The Johnson/Cummings electoral strategy is catastrophically bad. First past the post rewards regional voter concentration. Cummings plan is to sacrifice votes in traditional Tory areas in order to pile them up in traditionally hostile areas. The result will be to even out their vote, lose regional concentration and lose the election. They can pile on two million racist votes in traditional Labour constituencies without gaining more than a dozen seats. That will merely cancel out losses in Scotland. That people en masse are going to forget the devastation of their communities by Thatcher or the generations of fight for a decent living is far from probable. The antipathy to the Tories in parts of the UK is not “tribal”, it is the result of generations of hard experience.
The Brexit Party may have more appeal than the Tories in traditional Labour consituencies, but neither they nor the Tories will win any significant number of them. It is in the marginals of the Midlands and Lancashire where the Brexit Party may damage the Tories’ chances, not in Sunderland and Hartlepool which will stay Labour. The SNP is going to sweep Scotland, the Liberal Democrats make substantive gains in London and the South West and the Labour Party will do much better in London and the North than anybody now expects. The Midlands, both East and West, are hard to predict and the key battleground, but the number of possible Tory gains is not enough to compensate for their losses elsewhere. The Tories could end up with the largest share of the vote, perhaps 36%, but less seats than the Labour Party. That is what I expect to happen.

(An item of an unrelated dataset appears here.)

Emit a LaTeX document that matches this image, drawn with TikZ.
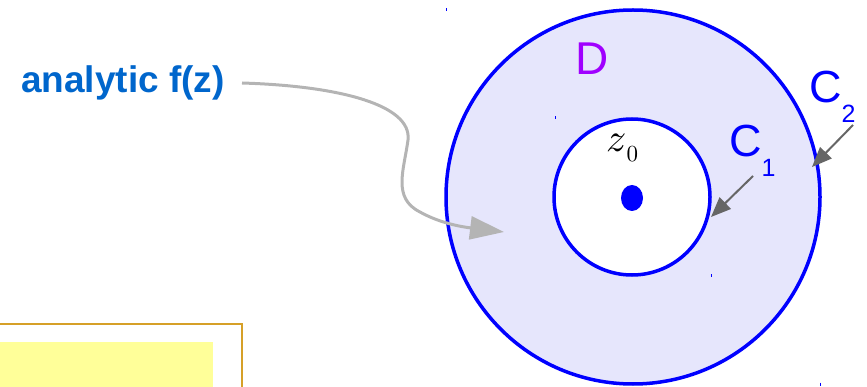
\documentclass[tikz,border=0pt]{standalone}
\usepackage{graphicx}
\usepackage{fontspec}
\setmainfont{Liberation Sans}
\usetikzlibrary{arrows.meta}
\definecolor{ringfill}{RGB}{230,230,252}
\definecolor{domainpurple}{RGB}{160,0,255}
\definecolor{fzblue}{RGB}{0,102,204}
\definecolor{pointgray}{RGB}{102,102,102}
\definecolor{curvegray}{RGB}{180,180,180}
\definecolor{noteyellow}{RGB}{255,255,153}
\definecolor{notegold}{RGB}{214,160,40}
\tikzset{
  contour/.style={draw=blue, line width=3.5pt},
  clabel/.style={text=blue, inner sep=0pt, anchor=base west, font=\fontsize{45}{48}\selectfont},
  pointer/.style={draw=pointgray, line width=2pt, -{Triangle[length=20pt,width=16pt]}},
  tick/.style={draw=blue, line width=1pt}
}
\newcommand{\sub}[1]{\raisebox{-20pt}{\fontsize{25}{25}\selectfont #1}}
\begin{document}
\begin{tikzpicture}[x=1pt,y=-1pt]
    \useasboundingbox (0,0) rectangle (867,387);
    \clip (0,0) rectangle (867,387);
    % note box, bottom left
    \fill[noteyellow] (0,342) rectangle (213,395);
    \draw[notegold, line width=1.2pt] (-5,324) -- (242,324) -- (242,395);
    % region D and the two contours
    \filldraw[contour, fill=ringfill] (633,197) circle (187);
    \filldraw[contour, fill=white] (632,197) circle (78);
    \fill[blue] (632,198) ellipse (11 and 13);
    \draw[tick] (446,8.5) -- (446,11.5);
    \draw[tick] (555,116.5) -- (555,119.5);
    \draw[tick] (711,274.5) -- (711,277.5);
    \draw[tick] (820,382.5) -- (820,385.5);
    % labels
    \node[inner sep=0pt, anchor=base west, text=domainpurple, font=\fontsize{46}{48}\selectfont] (D) at (575,75) {D};
    \node[inner sep=0pt, anchor=base west] (z0) at (606,152) {\scalebox{4}{$z$}\raisebox{-10pt}{\scalebox{2.3}{$0$}}};
    \node[clabel] (C1) at (729,157) {C\sub{1}};
    \node[clabel] (C2) at (809,103) {C\sub{2}};
    \node[inner sep=0pt, anchor=base west, text=fzblue, font=\fontsize{37}{40}\selectfont\bfseries] (fz) at (21,93) {analytic f(z)};
    % pointers
    \coordinate (c1tail) at (753,176);
    \coordinate (c1tip) at (711,217);
    \coordinate (c2tail) at (853,125);
    \coordinate (c2tip) at (812,167);
    \draw[pointer] (c1tail) -- (c1tip);
    \draw[pointer] (c2tail) -- (c2tip);
    \coordinate (fzout) at (242,83);
    \coordinate (inD) at (504,232);
    \draw[curvegray, line width=3pt, -{Triangle[length=34pt,width=23pt]}] (fzout) .. controls (340,86) and (412,105) .. (408,140) .. controls (404,170) and (392,198) .. (420,212) .. controls (436,221) and (455,226) .. (inD);
\end{tikzpicture}
\end{document}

If this conclusion is correct, and Labour wins up leading a coalition government, what happens next depends a lot on where the coalition partners decide to flex their muscles. For instance, the LibDems are pretty conservative economically, and so would constrain Labour’s ambitious plans. As for Brexit, it’s hard to know what Corbyn, who is leery of the EU, would do if the election shook out so as to look to back Remain. Or, as Murray suggests, the Tories actually win a majority of votes, meaning Brexit is still what voters presumably want, but fail to win the Parliament.